What you need to do: Transcribe the listing below from its opening line up to and including the line that contains "cliponaxis=True, showlegend=False))"; reproduce nothing else.

Given data:
***

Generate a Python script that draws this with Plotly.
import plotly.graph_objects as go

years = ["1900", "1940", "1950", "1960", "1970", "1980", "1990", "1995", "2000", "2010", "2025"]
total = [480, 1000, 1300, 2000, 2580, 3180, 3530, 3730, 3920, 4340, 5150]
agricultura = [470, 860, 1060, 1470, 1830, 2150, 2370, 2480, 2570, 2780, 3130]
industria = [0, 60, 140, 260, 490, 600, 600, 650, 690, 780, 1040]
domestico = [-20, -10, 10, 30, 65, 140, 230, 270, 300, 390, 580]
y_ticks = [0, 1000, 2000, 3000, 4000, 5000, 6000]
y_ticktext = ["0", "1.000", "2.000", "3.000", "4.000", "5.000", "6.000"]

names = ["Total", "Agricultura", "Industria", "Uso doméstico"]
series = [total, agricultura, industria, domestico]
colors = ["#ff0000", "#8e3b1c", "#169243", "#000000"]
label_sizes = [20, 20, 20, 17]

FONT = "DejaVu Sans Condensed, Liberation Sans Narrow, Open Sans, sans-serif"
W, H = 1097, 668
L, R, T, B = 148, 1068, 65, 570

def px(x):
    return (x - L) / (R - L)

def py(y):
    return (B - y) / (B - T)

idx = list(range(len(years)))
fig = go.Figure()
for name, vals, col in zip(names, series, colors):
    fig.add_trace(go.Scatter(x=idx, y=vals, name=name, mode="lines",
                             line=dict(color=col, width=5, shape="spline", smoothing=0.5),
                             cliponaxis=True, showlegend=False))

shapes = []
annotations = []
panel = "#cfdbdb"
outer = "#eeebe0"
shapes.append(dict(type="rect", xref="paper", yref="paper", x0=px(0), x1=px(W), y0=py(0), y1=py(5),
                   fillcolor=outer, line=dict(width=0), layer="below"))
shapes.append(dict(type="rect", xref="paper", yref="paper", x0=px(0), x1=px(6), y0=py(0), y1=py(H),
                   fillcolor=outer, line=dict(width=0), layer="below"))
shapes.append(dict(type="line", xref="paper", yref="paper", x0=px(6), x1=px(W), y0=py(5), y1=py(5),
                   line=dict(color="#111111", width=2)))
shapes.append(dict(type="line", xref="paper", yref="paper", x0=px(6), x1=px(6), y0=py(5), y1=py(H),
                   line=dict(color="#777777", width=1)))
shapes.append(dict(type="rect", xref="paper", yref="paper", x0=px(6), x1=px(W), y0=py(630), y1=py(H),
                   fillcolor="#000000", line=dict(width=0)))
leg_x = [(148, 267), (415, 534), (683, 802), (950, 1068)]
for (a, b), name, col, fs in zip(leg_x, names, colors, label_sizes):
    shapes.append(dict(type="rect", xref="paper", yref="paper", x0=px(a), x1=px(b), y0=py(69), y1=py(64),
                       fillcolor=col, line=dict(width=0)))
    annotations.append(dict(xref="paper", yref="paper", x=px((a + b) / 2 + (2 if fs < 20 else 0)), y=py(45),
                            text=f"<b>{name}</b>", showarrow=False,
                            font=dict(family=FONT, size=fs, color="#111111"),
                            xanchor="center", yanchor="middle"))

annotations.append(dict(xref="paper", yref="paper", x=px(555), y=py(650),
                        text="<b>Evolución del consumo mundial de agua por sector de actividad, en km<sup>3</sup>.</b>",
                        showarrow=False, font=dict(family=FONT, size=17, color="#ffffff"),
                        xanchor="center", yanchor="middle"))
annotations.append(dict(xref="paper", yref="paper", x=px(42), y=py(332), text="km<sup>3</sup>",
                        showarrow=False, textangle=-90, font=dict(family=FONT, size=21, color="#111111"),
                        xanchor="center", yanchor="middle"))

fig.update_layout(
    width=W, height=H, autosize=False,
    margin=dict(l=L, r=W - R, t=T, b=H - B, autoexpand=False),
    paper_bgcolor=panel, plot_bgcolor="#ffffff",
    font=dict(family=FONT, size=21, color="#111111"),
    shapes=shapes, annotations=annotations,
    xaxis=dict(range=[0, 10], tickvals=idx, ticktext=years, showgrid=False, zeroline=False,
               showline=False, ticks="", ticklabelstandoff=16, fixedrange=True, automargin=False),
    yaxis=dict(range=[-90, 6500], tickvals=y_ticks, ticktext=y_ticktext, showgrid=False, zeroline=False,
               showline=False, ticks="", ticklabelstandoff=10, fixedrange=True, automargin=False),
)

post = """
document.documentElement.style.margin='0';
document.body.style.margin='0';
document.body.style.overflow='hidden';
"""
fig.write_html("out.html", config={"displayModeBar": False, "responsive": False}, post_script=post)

***

Exercise solution:
Generate a Python script that draws this with Plotly.
import plotly.graph_objects as go

years = ["1900", "1940", "1950", "1960", "1970", "1980", "1990", "1995", "2000", "2010", "2025"]
total = [480, 1000, 1300, 2000, 2580, 3180, 3530, 3730, 3920, 4340, 5150]
agricultura = [470, 860, 1060, 1470, 1830, 2150, 2370, 2480, 2570, 2780, 3130]
industria = [0, 60, 140, 260, 490, 600, 600, 650, 690, 780, 1040]
domestico = [-20, -10, 10, 30, 65, 140, 230, 270, 300, 390, 580]
y_ticks = [0, 1000, 2000, 3000, 4000, 5000, 6000]
y_ticktext = ["0", "1.000", "2.000", "3.000", "4.000", "5.000", "6.000"]

names = ["Total", "Agricultura", "Industria", "Uso doméstico"]
series = [total, agricultura, industria, domestico]
colors = ["#ff0000", "#8e3b1c", "#169243", "#000000"]
label_sizes = [20, 20, 20, 17]

FONT = "DejaVu Sans Condensed, Liberation Sans Narrow, Open Sans, sans-serif"
W, H = 1097, 668
L, R, T, B = 148, 1068, 65, 570

def px(x):
    return (x - L) / (R - L)

def py(y):
    return (B - y) / (B - T)

idx = list(range(len(years)))
fig = go.Figure()
for name, vals, col in zip(names, series, colors):
    fig.add_trace(go.Scatter(x=idx, y=vals, name=name, mode="lines",
                             line=dict(color=col, width=5, shape="spline", smoothing=0.5),
                             cliponaxis=True, showlegend=False))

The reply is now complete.